Christmas Cards – Who “invented” Them & When Were they First Sent?

The first Christmas Card

 

Post early for Christmas
That advice went out from the Post Office for the first time in 1880

Sir Henry Cole first thought up the idea for the first Christmas card in 1843. He could scarcely have imagined into what an enormous industry his idea would grow. Nowadays, the British Post Office handles over six hundred million Christmas cards a year. The advice to “Post early for Christmas” first went out from the Post Office in 1880.

Sir Henry Cole asked his friend John Callcott Horsley, a fashionable artist, to design the first Christmas card. Horsley’s signature at the bottom corner, together with a little caricature of himself. One thousand cards were printed, but they did not sell very well and Sir Henry decided not to repeat the idea next year.

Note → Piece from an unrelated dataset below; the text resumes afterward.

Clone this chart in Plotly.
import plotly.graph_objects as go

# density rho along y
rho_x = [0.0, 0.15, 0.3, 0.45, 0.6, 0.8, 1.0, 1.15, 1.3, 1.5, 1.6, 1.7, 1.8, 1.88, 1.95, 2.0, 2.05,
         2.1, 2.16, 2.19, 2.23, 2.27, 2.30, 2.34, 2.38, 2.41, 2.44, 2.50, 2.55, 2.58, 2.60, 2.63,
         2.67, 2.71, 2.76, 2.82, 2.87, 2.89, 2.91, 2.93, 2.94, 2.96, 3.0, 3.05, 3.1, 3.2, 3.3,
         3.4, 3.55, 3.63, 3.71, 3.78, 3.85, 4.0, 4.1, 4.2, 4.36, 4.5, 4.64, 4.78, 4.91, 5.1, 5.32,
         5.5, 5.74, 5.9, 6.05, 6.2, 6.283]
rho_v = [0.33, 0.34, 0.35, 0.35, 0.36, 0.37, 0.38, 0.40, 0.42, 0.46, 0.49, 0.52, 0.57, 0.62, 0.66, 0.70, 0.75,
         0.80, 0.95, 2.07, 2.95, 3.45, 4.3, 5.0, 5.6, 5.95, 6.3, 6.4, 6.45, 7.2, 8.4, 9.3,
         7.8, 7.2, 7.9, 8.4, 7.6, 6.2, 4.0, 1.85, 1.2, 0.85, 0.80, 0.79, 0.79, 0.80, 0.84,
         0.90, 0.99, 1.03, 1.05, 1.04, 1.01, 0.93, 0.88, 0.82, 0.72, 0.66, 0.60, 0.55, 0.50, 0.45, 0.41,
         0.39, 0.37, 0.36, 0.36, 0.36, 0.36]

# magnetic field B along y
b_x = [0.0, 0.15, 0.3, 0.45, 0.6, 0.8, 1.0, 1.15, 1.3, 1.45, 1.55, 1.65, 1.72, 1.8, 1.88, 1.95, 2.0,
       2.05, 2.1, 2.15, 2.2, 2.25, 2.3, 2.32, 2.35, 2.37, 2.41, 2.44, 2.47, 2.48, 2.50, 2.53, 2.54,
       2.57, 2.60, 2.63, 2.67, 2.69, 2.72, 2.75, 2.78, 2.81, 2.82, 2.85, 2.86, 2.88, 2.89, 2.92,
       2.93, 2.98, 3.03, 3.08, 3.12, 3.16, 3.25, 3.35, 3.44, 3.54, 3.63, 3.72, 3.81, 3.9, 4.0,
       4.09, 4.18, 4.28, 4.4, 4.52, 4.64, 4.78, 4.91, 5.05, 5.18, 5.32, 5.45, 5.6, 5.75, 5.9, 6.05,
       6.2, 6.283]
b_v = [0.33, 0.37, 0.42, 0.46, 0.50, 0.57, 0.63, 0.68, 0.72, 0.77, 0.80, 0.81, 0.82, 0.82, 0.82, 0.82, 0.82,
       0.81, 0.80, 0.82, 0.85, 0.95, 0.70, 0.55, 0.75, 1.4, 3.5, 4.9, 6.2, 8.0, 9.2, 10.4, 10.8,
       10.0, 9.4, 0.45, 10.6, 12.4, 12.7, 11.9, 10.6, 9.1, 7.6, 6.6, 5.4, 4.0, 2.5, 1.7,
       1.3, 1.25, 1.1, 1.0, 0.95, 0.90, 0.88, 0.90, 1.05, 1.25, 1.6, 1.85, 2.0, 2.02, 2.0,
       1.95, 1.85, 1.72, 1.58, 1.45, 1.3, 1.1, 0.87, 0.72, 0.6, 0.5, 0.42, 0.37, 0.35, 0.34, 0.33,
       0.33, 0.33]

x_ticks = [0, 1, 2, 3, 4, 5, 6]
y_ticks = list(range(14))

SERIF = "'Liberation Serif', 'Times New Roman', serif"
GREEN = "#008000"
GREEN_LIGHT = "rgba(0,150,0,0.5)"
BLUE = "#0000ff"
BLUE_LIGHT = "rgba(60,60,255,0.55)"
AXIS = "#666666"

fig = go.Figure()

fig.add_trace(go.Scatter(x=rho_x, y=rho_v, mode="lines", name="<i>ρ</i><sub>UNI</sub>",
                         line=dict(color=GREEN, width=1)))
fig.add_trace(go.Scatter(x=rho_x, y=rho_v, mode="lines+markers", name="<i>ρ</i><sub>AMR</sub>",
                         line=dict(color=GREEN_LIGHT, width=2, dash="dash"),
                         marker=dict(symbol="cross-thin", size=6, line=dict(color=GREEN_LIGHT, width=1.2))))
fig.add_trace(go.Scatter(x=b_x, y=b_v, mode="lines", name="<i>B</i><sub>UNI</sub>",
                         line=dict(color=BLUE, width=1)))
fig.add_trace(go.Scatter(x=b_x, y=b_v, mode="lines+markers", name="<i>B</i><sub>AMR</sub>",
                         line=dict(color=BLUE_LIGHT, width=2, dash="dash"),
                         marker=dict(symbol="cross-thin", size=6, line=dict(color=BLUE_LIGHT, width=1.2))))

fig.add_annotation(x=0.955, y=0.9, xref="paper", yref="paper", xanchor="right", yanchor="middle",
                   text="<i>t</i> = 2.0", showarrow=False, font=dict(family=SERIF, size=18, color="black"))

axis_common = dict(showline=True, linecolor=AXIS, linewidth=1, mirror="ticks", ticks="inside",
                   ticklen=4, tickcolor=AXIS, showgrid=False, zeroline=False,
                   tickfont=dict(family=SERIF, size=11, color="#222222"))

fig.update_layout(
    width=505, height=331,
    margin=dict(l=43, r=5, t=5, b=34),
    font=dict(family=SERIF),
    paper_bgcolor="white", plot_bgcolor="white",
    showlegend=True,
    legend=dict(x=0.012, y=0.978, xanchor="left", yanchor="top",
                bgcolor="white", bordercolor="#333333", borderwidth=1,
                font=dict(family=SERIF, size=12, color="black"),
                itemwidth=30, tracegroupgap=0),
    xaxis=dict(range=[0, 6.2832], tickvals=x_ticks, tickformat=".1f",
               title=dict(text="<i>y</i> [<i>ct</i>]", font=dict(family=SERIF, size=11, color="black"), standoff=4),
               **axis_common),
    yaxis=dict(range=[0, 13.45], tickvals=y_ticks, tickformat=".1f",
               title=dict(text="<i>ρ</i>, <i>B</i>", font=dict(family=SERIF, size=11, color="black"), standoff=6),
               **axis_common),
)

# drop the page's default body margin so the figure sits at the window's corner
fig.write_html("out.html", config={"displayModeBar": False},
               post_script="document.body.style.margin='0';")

Cole was the first director of that great London museum, the Victoria and Albert in South Kensington. He was an energetic man, particularly interested in improving the public’s taste, and educating them about art. His Christmas cards were sold in a shop he organized in Bond Street called Felix Summerley’s Treasure House. Here children’s books with good-quality illustrations were sold, and probably the first ever ‘Colour Box for Little Painters’ with the ‘ten best colours’, brushes, and hints on how to use it all.

Some people criticized the Cole and Horsley’s card because it showed a scene of hearty eating and drinking. Encouraging drunkenness! In fact, Horsley was a very conventional soul; later, because he insisted that artists should not use nude models for their paintings, he was nicknamed Clothes-Horsley.

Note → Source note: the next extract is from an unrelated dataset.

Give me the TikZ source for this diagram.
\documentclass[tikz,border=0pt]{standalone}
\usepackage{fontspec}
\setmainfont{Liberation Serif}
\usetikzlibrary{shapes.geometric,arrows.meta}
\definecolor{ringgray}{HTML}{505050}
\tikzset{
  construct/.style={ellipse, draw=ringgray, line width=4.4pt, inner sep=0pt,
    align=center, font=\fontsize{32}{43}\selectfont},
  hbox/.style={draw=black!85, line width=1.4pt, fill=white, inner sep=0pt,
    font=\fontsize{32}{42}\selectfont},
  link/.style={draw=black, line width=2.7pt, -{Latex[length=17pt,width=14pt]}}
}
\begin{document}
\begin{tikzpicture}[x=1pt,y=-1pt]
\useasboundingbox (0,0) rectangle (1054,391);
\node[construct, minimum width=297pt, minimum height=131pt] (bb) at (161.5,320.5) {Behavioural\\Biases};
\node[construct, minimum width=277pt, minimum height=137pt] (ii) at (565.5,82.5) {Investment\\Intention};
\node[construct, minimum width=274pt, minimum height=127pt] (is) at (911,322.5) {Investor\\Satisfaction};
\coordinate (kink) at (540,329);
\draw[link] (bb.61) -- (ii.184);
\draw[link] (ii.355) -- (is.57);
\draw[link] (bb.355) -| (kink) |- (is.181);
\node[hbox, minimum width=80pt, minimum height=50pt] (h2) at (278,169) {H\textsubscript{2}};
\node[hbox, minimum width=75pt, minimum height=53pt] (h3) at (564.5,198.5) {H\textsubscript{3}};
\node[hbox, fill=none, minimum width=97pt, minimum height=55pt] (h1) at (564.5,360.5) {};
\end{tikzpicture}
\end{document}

Cole’s card was hand coloured, artistic and expensive: in 1843 it cost one shilling. Twenty years later the first mass-produced commercial Christmas cards came on the market. They were brightly coloured and cheap; newly developed printing techniques made this possible. The idea of sending Christmas cards really caught on. More of the British public could now read and write. And Sir Rowland Hill’s postal reform of 1840 meant it only cost a penny to send one of the new cards, in an envelope, anywhere in the British Isles. Before the reform it cost fourpence to send one sheet of paper fifteen miles, sixpence to send it thirty miles, and an envelope counted as an extra sheet. Letters were usually paid for on delivery, so the postman’s visit was not welcome. Now, in the 1860s and 70s, in the middle of Queen Victoria’s reign, people began to enjoy sending and receiving Christmas cards. The cards were elaborate and very sentimental, with pictures of cupids, snowy stage-coaches, and little children. They had paper lace stuck around the edges, ribbons, pieces of velvet and glitter. Children and young ladies collected the prettiest Christmas cards and put them into albums to keep alongside mottoes and valentines.

Perhaps the Christmas card grew out of the tradition people in many different countries have had for centuries, a tradition that goes back to the ancient Egyptians and Romans, of exchanging little tokens of friendship at the New Year.